Though to be fair, this method would still give you some return if the market tanked just before redemption. But a regular GIC would likely give you just as much or more in that scenario, and you’d at least have a predictable return, too.

So how do you go about making your own version of these types of products? Well, one way is like I said above, buy a GIC and an index fund. If you figure that the worst 5-year return you need to protect yourself from is -25% (and even then you’d have to be really unlucky — but you can get more pessimistic if you wish), then just figure out how much you can risk for a given regular GIC rate so that even in that “worst-case” scenario your principal is still protected. Right now a regular 5-year GIC can be had for 2.75%, which would give a total return of ~14.5% after 5 years. If the amount to put in a GIC is g and the amount to put in the markets m and your total principal p, then you have two equations with two unknowns: the amount to invest at first g + m = p and the amount you have left at the end in your worst-case scenario: (remaining stock value)*m + (GIC total return)*g = p. Using my example numbers (predicting that even in a bad stock market outcome 75% of the value would remain after 5 years, and that the GIC would return 14.5%) that second equation becomes: 0.75m + 1.145g = p. Pull out some grade school arithmetic, and you find that you if you have $1000, you can risk investing $367 in the market while putting $633 in a GIC, and still be very likely to have at least $1000 at the end of your 5 years.
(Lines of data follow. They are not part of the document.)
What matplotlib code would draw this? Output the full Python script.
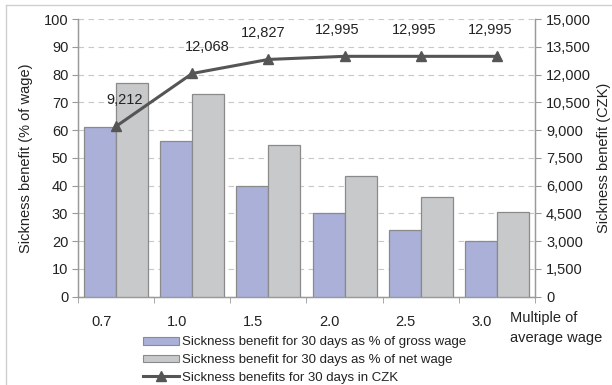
import numpy as np
import matplotlib
matplotlib.rcParams["font.family"] = ["Liberation Sans", "DejaVu Sans"]
import matplotlib.pyplot as plt
import matplotlib.transforms as mtransforms
from matplotlib.patches import Patch
from matplotlib.lines import Line2D
from matplotlib.ticker import FuncFormatter, MultipleLocator

multiples = ["0.7", "1.0", "1.5", "2.0", "2.5", "3.0"]
pct_gross = [61, 56, 40, 30, 24, 20]
pct_net = [77, 73, 54.5, 43.5, 36, 30.5]
czk = [9212, 12068, 12827, 12995, 12995, 12995]
# label nudges (points) so the numbers sit over the line
label_dx = [6, 11, -4, -5, -5, -5]

BLUE = "#aab0d8"
GREY = "#c8c9cb"
EDGE = "#8a8a8a"
LINE = "#555555"
AXIS = "#9a9a9a"
TXT = "#222222"
FS = 10.5

fig = plt.figure(figsize=(6.12, 3.85), dpi=100)
ax = fig.add_axes([0.1275, 0.2294, 0.7465, 0.7206])
x = np.arange(len(multiples))
w = 0.42

ax.bar(x - w / 2, pct_gross, w, color=BLUE, edgecolor=EDGE, lw=0.9, zorder=3)
ax.bar(x + w / 2, pct_net, w, color=GREY, edgecolor=EDGE, lw=0.9, zorder=3)
ax.set_xlim(-0.5, len(multiples) - 0.5)
ax.set_ylim(0, 100)
ax.yaxis.set_major_locator(MultipleLocator(10))
ax.grid(axis="y", color="#c8c8c8", ls=(0, (5, 4)), lw=0.8, zorder=0)
ax.set_axisbelow(True)

ax.set_xticks(x)
ax.set_xticklabels(multiples)
ax.set_xticks(np.arange(-0.5, len(multiples)), minor=True)
ax.tick_params(axis="x", which="major", length=0, pad=13, labelsize=FS, colors=TXT)
ax.tick_params(axis="x", which="minor", length=4, color=AXIS, direction="out")
ax.tick_params(axis="y", length=4, color=AXIS, labelsize=FS, labelcolor=TXT, pad=3)
ax.set_ylabel("Sickness benefit (% of wage)", fontsize=FS, color=TXT, labelpad=8)
# category labels sit a little left of the group centres
shift = mtransforms.ScaledTranslation(-15 / 100, 0, fig.dpi_scale_trans)
for lab in ax.get_xticklabels():
    lab.set_transform(lab.get_transform() + shift)

ax.spines["top"].set_visible(False)
for side in ["left", "right", "bottom"]:
    ax.spines[side].set_color(AXIS)
    ax.spines[side].set_linewidth(1.0)

ax2 = ax.twinx()
ax2.plot(x, czk, color=LINE, lw=2.2, marker="^", ms=7, zorder=5)
ax2.set_ylim(0, 15000)
ax2.yaxis.set_major_locator(MultipleLocator(1500))
ax2.yaxis.set_major_formatter(FuncFormatter(lambda v, _: f"{v:,.0f}"))
ax2.tick_params(axis="y", length=4, color=AXIS, labelsize=FS, labelcolor=TXT, pad=4)
ax2.set_ylabel("Sickness benefit (CZK)", fontsize=FS, color=TXT, labelpad=4)
ax2.spines["top"].set_visible(False)
for side in ["left", "right", "bottom"]:
    ax2.spines[side].set_color(AXIS)

for xi, v, dx in zip(x, czk, label_dx):
    ax2.annotate(f"{v:,}", (xi, v), xytext=(dx, 19), textcoords="offset points",
                 ha="center", va="center", fontsize=FS, color=TXT)

fig.text(0.833, 0.148, "Multiple of\naverage wage", ha="left", va="center",
         fontsize=FS, color=TXT, linespacing=1.5)

handles = [
    Patch(facecolor=BLUE, edgecolor=EDGE, lw=0.8),
    Patch(facecolor=GREY, edgecolor=EDGE, lw=0.8),
    Line2D([], [], color=LINE, lw=2.2, marker="^", ms=7),
]
labels = [
    "Sickness benefit for 30 days as % of gross wage",
    "Sickness benefit for 30 days as % of net wage",
    "Sickness benefits for 30 days in CZK",
]
fig.legend(handles, labels, loc="upper left", bbox_to_anchor=(0.233, 0.126),
           frameon=False, fontsize=9.5, handlelength=2.75, handleheight=0.5,
           handletextpad=0.25, labelspacing=0.42, borderpad=0, borderaxespad=0,
           labelcolor=TXT)

# thin frame around the figure
fig.add_artist(Line2D([0.009, 0.009], [0, 0.987], transform=fig.transFigure,
                      color="#cfcfcf", lw=1.0))
fig.add_artist(Line2D([0.009, 1.0], [0.987, 0.987], transform=fig.transFigure,
                      color="#cfcfcf", lw=1.0))

fig.savefig("out.png", dpi=100)
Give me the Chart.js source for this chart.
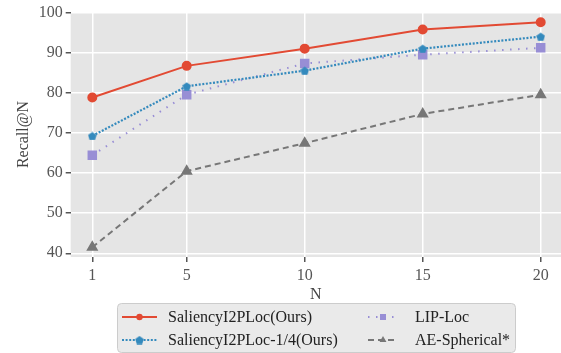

If the market performs well, at say that 6%/year I used above when examining the Meridian GIC, you’d walk away with $125 in profit from the equity investment, and $92 from the GIC, for a total return of 21.7% over the 5 years. Plus, you’d collect any dividends paid out by the companies in the index giving you a fairly significant boost to returns, get a slightly more tax-efficient mix of income, and you wouldn’t care how you got to the end point at the end of the 5 years. If the market doesn’t perform well, things can get a touch complicated: if the market ends up returning 3%/year, you’d get less than that from the market-linked GIC scheme, but nearly 3% from this plan (since the vanilla GIC-portion is also yielding about 3%). If the market goes down, the tax situation can be a little more complicated because instead of ending up with nothing, you end up with taxable interest income from the GIC plus a capital loss from the mutual fund.

The big issue is that though in all likelihood this scheme would give you every bit as much principal protection as a market-linked GIC, based on historical 5-year returns, it’s not actually a guarantee. If a new stock market crash hits that’s off the charts (like the 30’s — an investor in 1929 had a 5-year return of -75%), then this approach will fail. I don’t think it’s really worth worrying about events that are even worse than the 2008/2009 credit-crisis crash (which is where I got my worst-case 5-year -25% from — and even then, your timing had to be unlucky to the month to be down that much).


To get an actual guarantee with a scheme like this you can instead invest more in a GIC and use options to get that bit of market exposure. Preet and Michael James described that some time ago. The issue there is that you may notice they say things like “for a $100,000 investment…” because the options route just isn’t feasible for someone with a smaller amount of money to invest (like ~$1000 for a market-linked GIC).

In the end, removing risk or providing a guarantee ends up being costly almost no matter how you construct it (though the DIY-option allows you to collect more of the upside from the market). With a lot of ways to get less than the interest from a regular 5-year GIC, these market-linked products are usually a bad deal if you do need absolute protection.

3 Responses to “DIY Market-Linked GICs”

  1. Patrick Says:

    Actually the approach still works even if stocks go to zero. Just invest $875 in your GIC and $125 in stocks. Even if the stocks go to zero, your GICs will be worth $1000 at the end, so you still have your principal in some sense.

  2. Potato Says:

    That’s not a bad compromise: you have a smaller “participation” in the market’s upside, but you have a better chance of collecting the risk-free rate (rather than getting nothing with the bank’s market-linked product).

  3. Michael James Says:

    Wow. That’s some tricky advertising. If you look at the index returns for each of the 60 months as amount of increase or decrease rather than percentages, the investor gets all of the first month’s return, 59/60 of the second month, …, 1/60 of the final month. This seems like a far cry from “participate in 100% of return.”